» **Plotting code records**
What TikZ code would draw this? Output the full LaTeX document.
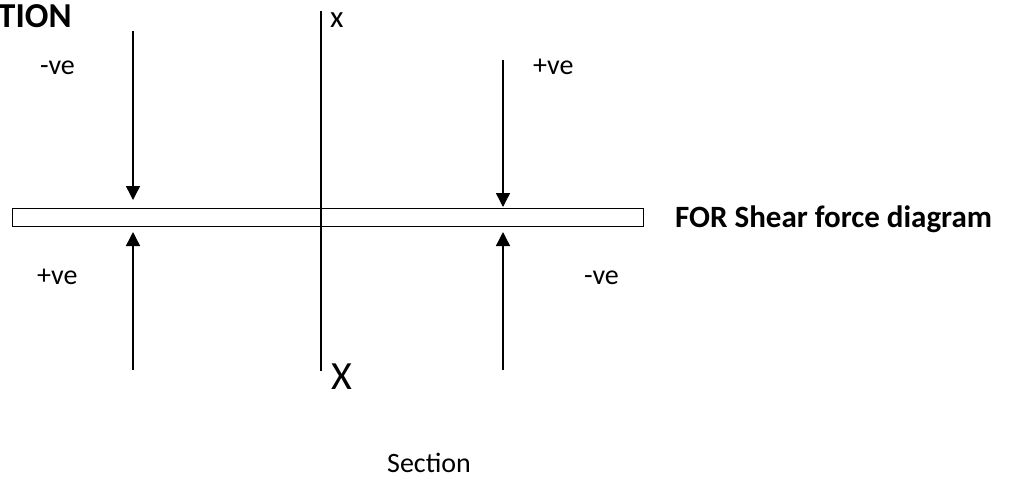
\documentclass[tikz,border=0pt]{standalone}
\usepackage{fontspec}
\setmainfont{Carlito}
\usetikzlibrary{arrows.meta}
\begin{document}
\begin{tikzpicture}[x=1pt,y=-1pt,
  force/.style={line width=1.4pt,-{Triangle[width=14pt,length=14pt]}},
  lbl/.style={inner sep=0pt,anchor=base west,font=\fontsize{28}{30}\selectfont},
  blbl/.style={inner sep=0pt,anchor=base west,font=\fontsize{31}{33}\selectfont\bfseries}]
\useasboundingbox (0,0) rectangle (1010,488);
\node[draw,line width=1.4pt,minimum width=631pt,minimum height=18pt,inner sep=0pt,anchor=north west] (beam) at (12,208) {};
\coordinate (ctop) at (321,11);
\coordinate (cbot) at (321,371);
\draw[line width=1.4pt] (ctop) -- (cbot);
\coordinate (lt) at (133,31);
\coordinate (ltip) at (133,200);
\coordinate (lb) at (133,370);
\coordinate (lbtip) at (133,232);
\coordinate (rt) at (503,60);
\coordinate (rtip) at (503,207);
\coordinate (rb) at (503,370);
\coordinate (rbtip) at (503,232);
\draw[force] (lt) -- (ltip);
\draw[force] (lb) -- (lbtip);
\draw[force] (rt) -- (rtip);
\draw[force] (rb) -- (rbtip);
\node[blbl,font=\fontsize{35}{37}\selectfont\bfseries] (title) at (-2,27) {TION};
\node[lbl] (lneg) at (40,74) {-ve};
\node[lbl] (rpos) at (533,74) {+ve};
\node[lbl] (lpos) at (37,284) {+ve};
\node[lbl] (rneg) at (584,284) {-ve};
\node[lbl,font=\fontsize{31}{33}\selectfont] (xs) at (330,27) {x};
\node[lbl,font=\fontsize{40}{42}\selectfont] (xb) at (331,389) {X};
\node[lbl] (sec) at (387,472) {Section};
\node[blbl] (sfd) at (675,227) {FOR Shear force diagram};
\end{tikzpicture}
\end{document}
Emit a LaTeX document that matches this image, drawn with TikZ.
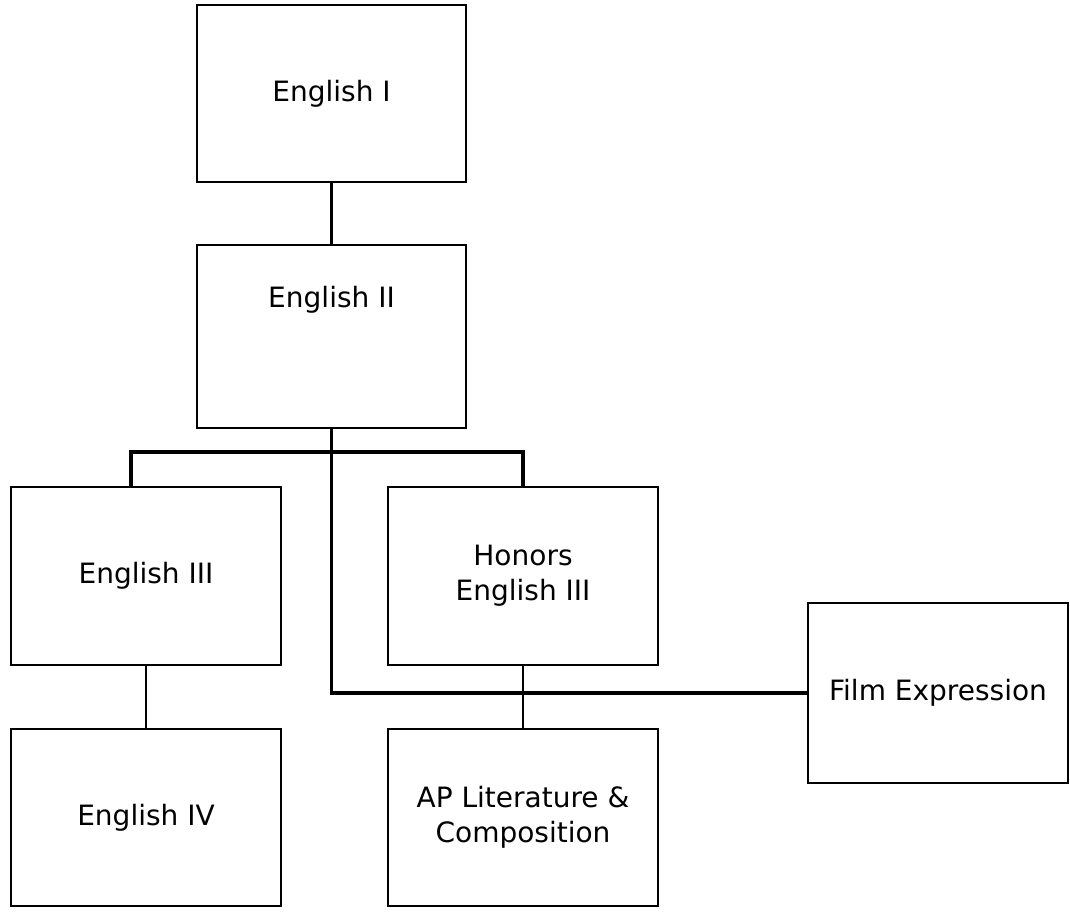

» **The request**
Return each line among the entries that holds the word "LaTeX".

» **Reply to the task**
What TikZ code would draw this? Output the full LaTeX document.
Emit a LaTeX document that matches this image, drawn with TikZ.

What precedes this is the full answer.